**YOUR GOAL:**
Collect all lines below with the string "image".

**DATA ENTRIES:**
::::
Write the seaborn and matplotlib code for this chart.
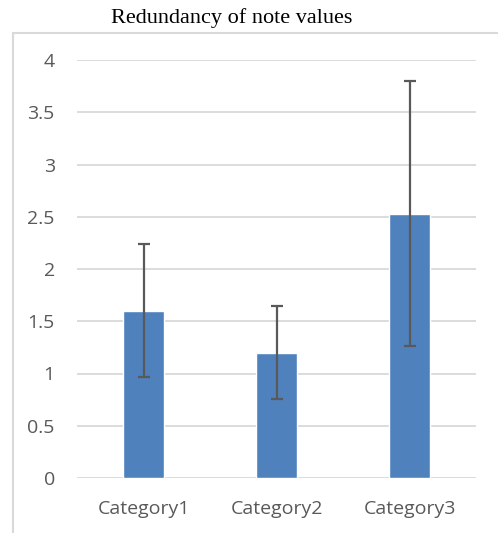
::::
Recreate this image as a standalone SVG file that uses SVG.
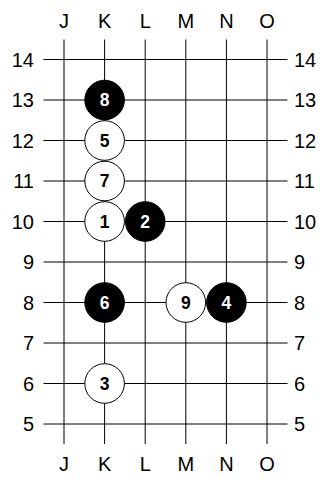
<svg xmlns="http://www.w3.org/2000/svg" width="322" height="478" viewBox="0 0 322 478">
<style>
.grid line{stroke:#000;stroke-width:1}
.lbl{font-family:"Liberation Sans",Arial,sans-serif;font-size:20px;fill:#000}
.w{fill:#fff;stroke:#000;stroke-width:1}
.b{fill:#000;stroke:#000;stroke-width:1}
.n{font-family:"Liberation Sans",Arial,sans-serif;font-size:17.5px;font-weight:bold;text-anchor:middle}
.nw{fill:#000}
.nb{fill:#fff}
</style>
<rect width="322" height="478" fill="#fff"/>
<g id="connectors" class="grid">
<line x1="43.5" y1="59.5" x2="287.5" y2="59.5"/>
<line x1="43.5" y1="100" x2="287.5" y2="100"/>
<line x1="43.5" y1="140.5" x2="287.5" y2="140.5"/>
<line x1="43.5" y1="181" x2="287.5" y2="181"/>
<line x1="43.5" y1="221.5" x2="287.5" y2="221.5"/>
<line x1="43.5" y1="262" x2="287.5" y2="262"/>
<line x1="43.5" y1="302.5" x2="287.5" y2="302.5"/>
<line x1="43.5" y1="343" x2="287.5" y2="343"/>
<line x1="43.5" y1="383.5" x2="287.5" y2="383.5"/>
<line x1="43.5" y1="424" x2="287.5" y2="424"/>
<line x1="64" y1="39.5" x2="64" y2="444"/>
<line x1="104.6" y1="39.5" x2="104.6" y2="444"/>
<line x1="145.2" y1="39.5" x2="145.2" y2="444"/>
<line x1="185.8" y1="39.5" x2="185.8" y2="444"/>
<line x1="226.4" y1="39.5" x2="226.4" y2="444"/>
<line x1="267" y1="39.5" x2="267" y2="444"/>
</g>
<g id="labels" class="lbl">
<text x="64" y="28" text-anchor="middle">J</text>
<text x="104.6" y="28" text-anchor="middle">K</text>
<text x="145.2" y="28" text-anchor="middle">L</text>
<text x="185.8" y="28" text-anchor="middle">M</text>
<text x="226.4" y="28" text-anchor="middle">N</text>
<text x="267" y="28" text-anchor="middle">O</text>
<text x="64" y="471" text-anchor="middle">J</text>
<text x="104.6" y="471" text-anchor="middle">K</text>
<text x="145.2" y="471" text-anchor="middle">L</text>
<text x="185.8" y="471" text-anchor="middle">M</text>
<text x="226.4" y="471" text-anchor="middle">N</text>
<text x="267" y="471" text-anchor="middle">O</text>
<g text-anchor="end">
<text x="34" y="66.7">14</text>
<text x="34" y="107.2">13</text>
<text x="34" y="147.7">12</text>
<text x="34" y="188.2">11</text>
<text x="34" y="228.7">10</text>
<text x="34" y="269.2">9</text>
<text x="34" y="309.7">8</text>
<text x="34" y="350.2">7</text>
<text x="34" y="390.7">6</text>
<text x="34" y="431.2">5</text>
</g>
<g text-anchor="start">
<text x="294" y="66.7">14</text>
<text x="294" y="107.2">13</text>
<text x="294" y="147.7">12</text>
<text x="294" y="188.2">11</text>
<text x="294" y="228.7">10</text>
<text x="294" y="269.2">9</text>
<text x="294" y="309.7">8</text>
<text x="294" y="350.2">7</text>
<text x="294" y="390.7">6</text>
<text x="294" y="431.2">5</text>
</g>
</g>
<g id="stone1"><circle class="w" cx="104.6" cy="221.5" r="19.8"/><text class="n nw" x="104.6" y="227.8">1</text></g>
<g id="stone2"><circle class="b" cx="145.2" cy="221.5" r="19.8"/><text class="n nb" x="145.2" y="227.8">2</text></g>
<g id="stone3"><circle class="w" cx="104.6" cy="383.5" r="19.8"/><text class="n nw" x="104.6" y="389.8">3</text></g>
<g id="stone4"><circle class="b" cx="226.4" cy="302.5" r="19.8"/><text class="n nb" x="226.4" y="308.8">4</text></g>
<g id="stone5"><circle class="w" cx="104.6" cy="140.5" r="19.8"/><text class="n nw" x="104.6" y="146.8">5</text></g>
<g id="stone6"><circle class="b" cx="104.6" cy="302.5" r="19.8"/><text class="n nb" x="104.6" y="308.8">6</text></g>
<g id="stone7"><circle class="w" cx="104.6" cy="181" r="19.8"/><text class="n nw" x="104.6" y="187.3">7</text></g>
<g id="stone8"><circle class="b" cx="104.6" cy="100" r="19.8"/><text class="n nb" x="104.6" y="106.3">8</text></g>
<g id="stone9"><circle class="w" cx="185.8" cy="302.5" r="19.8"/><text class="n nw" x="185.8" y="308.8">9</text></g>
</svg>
::::
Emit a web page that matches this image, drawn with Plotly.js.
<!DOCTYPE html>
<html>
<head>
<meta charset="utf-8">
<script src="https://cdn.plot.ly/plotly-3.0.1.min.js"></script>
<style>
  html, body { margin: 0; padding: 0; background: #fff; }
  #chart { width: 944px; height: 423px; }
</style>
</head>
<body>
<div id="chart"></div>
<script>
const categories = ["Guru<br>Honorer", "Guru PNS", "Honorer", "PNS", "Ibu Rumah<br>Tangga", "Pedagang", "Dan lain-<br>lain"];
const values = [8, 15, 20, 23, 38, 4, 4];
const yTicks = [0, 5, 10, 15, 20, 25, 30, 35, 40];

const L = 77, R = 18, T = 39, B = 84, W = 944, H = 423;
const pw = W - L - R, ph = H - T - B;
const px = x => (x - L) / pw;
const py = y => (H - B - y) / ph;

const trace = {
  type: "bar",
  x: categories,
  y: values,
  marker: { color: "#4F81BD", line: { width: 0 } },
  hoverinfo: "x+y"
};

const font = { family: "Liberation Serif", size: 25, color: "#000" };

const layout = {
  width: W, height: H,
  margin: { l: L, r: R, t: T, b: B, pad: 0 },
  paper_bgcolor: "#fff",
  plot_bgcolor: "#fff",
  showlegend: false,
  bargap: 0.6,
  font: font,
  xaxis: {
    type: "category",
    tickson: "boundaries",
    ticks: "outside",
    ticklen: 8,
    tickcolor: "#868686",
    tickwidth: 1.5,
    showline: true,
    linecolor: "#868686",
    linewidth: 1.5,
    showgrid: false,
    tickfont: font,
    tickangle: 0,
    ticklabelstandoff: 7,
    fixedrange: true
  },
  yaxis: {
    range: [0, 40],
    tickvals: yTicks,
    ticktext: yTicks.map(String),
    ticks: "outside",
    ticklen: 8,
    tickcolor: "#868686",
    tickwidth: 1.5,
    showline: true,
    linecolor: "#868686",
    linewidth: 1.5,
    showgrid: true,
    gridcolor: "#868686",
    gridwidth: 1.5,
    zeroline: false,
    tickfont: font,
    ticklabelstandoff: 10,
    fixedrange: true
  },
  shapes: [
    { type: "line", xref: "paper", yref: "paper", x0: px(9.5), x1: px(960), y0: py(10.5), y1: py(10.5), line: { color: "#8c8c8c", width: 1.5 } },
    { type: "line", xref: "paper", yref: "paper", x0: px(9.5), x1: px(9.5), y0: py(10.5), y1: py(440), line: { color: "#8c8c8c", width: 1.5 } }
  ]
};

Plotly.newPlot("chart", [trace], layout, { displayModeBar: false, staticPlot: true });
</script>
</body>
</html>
::::
**RESPONSE TO THIS EXERCISE:**
Recreate this image as a standalone SVG file that uses SVG.
Emit a web page that matches this image, drawn with Plotly.js.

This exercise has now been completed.